A história da Sérvia é tão confusa como a história dos Balcãs e todos sabem como um nunca mais acabar de conflitos, étnicos, políticos e religiosos transformaram essa zona da Europa num dos lugares mais desassossegados do mundo. Em 1882, quando Milan Obrenovic se proclamou Rei da Sérvia, escovando para o mais longe possível as tropas do Império Otomano, já o futebol começava a ganhar popularidade nas ilhas britânicas, mas os sérvios tinham mais do que fazer para se dedicarem ao desporto, até porque Milan se envolveu numa guerra com a Bulgária, guerra essa que descambou num fracasso com derrotas muito sangrentas e dolorosas em Svlinitsa e Pirot. A sua popularidade roçou as ruas da amargura e só o apoio austríaco o manteve no trono até que, em 1889, após ter feito votar uma nova Constituição, bem liberal, por acaso, em relação à época, abandonou as suas funções reais, nomeou o filho Alexandre, e foi viver prodigamente em Paris com as várias amantes que faziam parte da sua espécie de harém, uma delas a inglesa Jennie Jerome, esposa de Randolph Churchill e, portanto, mãe de Winston.

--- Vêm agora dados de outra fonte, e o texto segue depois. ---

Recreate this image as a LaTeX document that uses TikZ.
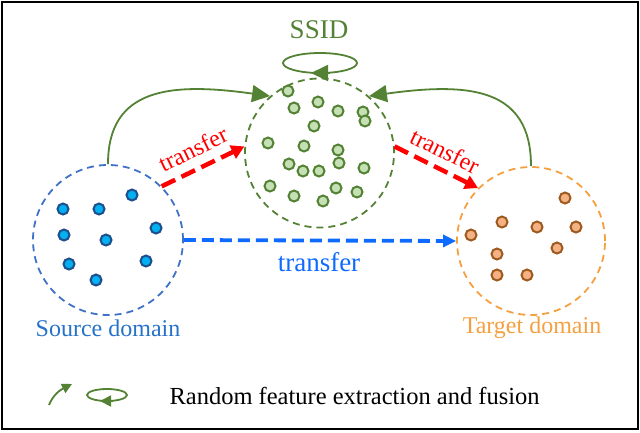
\documentclass[tikz,border=0pt]{standalone}
\usepackage{fontspec}
\setmainfont{Liberation Serif}
\usetikzlibrary{arrows.meta}
\definecolor{srcline}{HTML}{3F72C6}
\definecolor{srcfill}{HTML}{00B0F0}
\definecolor{srcedge}{HTML}{1F4E8C}
\definecolor{gline}{HTML}{548235}
\definecolor{gfill}{HTML}{C5E0B4}
\definecolor{oline}{HTML}{F5A040}
\definecolor{ofill}{HTML}{F4B183}
\definecolor{oedge}{HTML}{9E5A1E}
\definecolor{barrow}{HTML}{0F6BFF}
\definecolor{stext}{HTML}{2672C8}
\tikzset{
  dom/.style={circle, draw, dash pattern=on 7pt off 5pt, line width=1.8pt, minimum size=150pt, inner sep=0pt},
  dotp/.style={circle, draw, line width=2pt, minimum size=11pt, inner sep=0pt},
  sdot/.style={dotp, draw=srcedge, fill=srcfill},
  gdot/.style={dotp, draw=gline, fill=gfill},
  odot/.style={dotp, draw=oedge, fill=ofill},
  garrow/.style={draw=gline, line width=1.8pt, -{Triangle[length=18pt, width=17pt]}},
  redarrow/.style={draw=red, line width=4.5pt, dash pattern=on 15pt off 7pt, -{Triangle[length=13pt, width=14pt]}},
  bluearrow/.style={draw=barrow, line width=3.8pt, dash pattern=on 12pt off 6pt, -{Triangle[length=13pt, width=12pt]}},
}
\begin{document}
\begin{tikzpicture}[x=1pt, y=-1pt]
\useasboundingbox (0,0) rectangle (640,432);
\draw[line width=2pt] (1.5,1.5) rectangle (637.5,428.5);

% domains
\node[dom, draw=srcline] (src) at (108,240) {};
\node[dom, draw=gline, minimum size=149pt] (ssid) at (319.5,153) {};
\node[dom, draw=oline, minimum size=148pt] (tgt) at (531,241) {};

% labels
\node[text=gline, font=\fontsize{27}{30}\selectfont] (ssidlabel) at (319,30) {SSID};
\node[text=stext, font=\fontsize{24}{28}\selectfont] (srclabel) at (108,328) {Source domain};
\node[text=oline, font=\fontsize{24}{28}\selectfont] (tgtlabel) at (532,328) {Target domain};

% self loop
\draw[gline, line width=1.8pt] (320,63) ellipse [x radius=37, y radius=10];
\coordinate (loopA) at (330,73);
\coordinate (loopB) at (311,73);
\draw[gline, line width=1.8pt, -{Triangle[length=17pt, width=16pt]}] (loopA) -- (loopB);

% source dots
\foreach \p [count=\i] in {(132,195),(63,209),(99,209),(156,228),(64,235),(106,240),(69,264),(146,261),(96,280)}
  \node[sdot] (s\i) at \p {};
% ssid dots
\foreach \p [count=\i] in {(288,91),(294,108),(318,102),(338,111),(363,112),(365,121),(314,126),(268,143),(304,146),(338,150),(289,164),(339,163),(303,171),(319,171),(364,168),(270,186),(294,196),(323,201),(336,188),(357,192)}
  \node[gdot] (g\i) at \p {};
% target dots
\foreach \p [count=\i] in {(565,198),(502,222),(537,227),(576,227),(471,235),(557,248),(497,254),(497,275),(527,275)}
  \node[odot] (t\i) at \p {};

% green curved arrows
\draw[garrow] (src.90) .. controls (108,88) and (170,82) .. (ssid.131);
\draw[garrow] (tgt.90) .. controls (531,88) and (470,82) .. (ssid.49);

% red transfer arrows
\draw[redarrow] (src.45) -- (ssid.175);
\draw[redarrow] (ssid.5) -- (tgt.135);
\node[text=red, rotate=26, font=\fontsize{24}{28}\selectfont] (rl1) at (193,149) {transfer};
\node[text=red, rotate=-26, font=\fontsize{24}{28}\selectfont] (rl2) at (445,151) {transfer};

% blue transfer arrow
\draw[bluearrow] (src.0) -- (tgt.180);
\node[text=barrow, font=\fontsize{27}{30}\selectfont] (bl) at (319,262) {transfer};

% legend
\coordinate (legA) at (49,405);
\coordinate (legB) at (72,384);
\draw[gline, line width=1.8pt, -{Triangle[length=10pt, width=10pt]}] (legA) .. controls (53,395) and (60,390) .. (legB);
\draw[gline, line width=1.8pt] (107,395) ellipse [x radius=20, y radius=6];
\coordinate (legC) at (113,401);
\coordinate (legD) at (100,401);
\draw[gline, line width=1.8pt, -{Triangle[length=11pt, width=11pt]}] (legC) -- (legD);
\node[font=\fontsize{24.5}{28}\selectfont, anchor=west] (legtext) at (166,396) {Random feature extraction and fusion};
\end{tikzpicture}
\end{document}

Jugoslovenski Nogometni Savez: assim se declarava o novo reino que se seguiu e que incluía sérvios, croatas e eslovenos. Esta nova realidade étnico-política surgiu em 1919, logo após o final da I Grande Guerra que deixou a geografia europeia em estilhaços com a dissolução do velho Império Austro-Húngaro.
Aqui chegados, já os sérvios tinham adotado o futebol como desporto do povo e, no ano seguinte, apareceram no torneio olímpico de Antuérpia com uma equipa onde brilhavam nomes que todos os seus conterrâneos conheciam de cor: Dragutin Vruka, Vjekoslav Zupancic, Jaroslav Sifer, Stanko Tavcar, Slavin Cindrić, Rudolf Rupec, Dragutin Vrag e Jovan Ruzi. O entusiasmo e a boa vontade não foram suficientes para se baterem com a Checoslováquia que já possuía uma seleção com estatura internacional. A derrota por 0-7 foi difícil de engolir, mas não arrefeceu o entusiasmo então jugoslavo e não apenas sérvio.
Reino da Jugoslávia: assim foi batizada a união entre sérvios, croatas e eslovenos no ano de 1929. Ninguém tinha dúvidas que nova guerra estava a caminho e muito sofreram os jugoslavos após a invasão dos exércitos nazis de Adolf Hitler. Mas isso mais tarde, em 1941. Para já, era apenas a sombra da destruição que pairava sobre os céus da Europa.
O primeiro Mundial O Uruguai ficava longe. Tão longe (e dispendioso) que a maior parte das seleções europeias desistiu de participar na primeira fase final de um Campeonato do Mundo agendada para aquele pequenino país da América do Sul entre 13 e 30 de julho de 1930. O desenvolvimento da aviação ainda não chegara ao ponto de tornar fáceis as deslocações aéreas, os navios de grande calado eram a alternativa mas obrigavam a suportar longos dias a bordo. Três meses antes de o Mundial ter início não havia uma única equipa da Europa que tivesse confirmado a sua presença.
A seleção da Jugoslávia enfrentou o desafio com um enorme espírito desportivo. Depois de uma demorada transição feita por linha férrea chegaram a Villefranche-sur-Mer onde o Conte Verde estava à sua espera depois de ter feito embarcar a seleção da Roménia e o rei Carol I, presidente da federação romena, em Génova, 48 horas antes.
Com os jugoslavos, os selecionados franceses também subiram a bordo. Uma escala em Barcelona permitiu o embarque da equipa belga. Finalmente, na primeira paragem do outro lado doAtlântico, o Rio de Janeiro, foi a vez de o Brasil tomar seu lugar rumo a Montevidéu.
Incluída no Grupo 2, a Jugoslávia causou surpresa ao vencer o Brasil na estreia por 2-1. Seguiu-se uma goleada à Bolívia: 4-0. Lá longe, em Belgrado e Zagreb o povo saía à rua para manifestar a sua alegria. Nas meias-finais, o Uruguai, jogando e casa, foi demasiado forte e a derrota inevitável: 1-6. Sem jogo para os 3.º e 4.º lugares, os jugoslavos foram considerados quartos por via do goal-average em relação aos Estados Unidos. Mas a viagem valera a pena.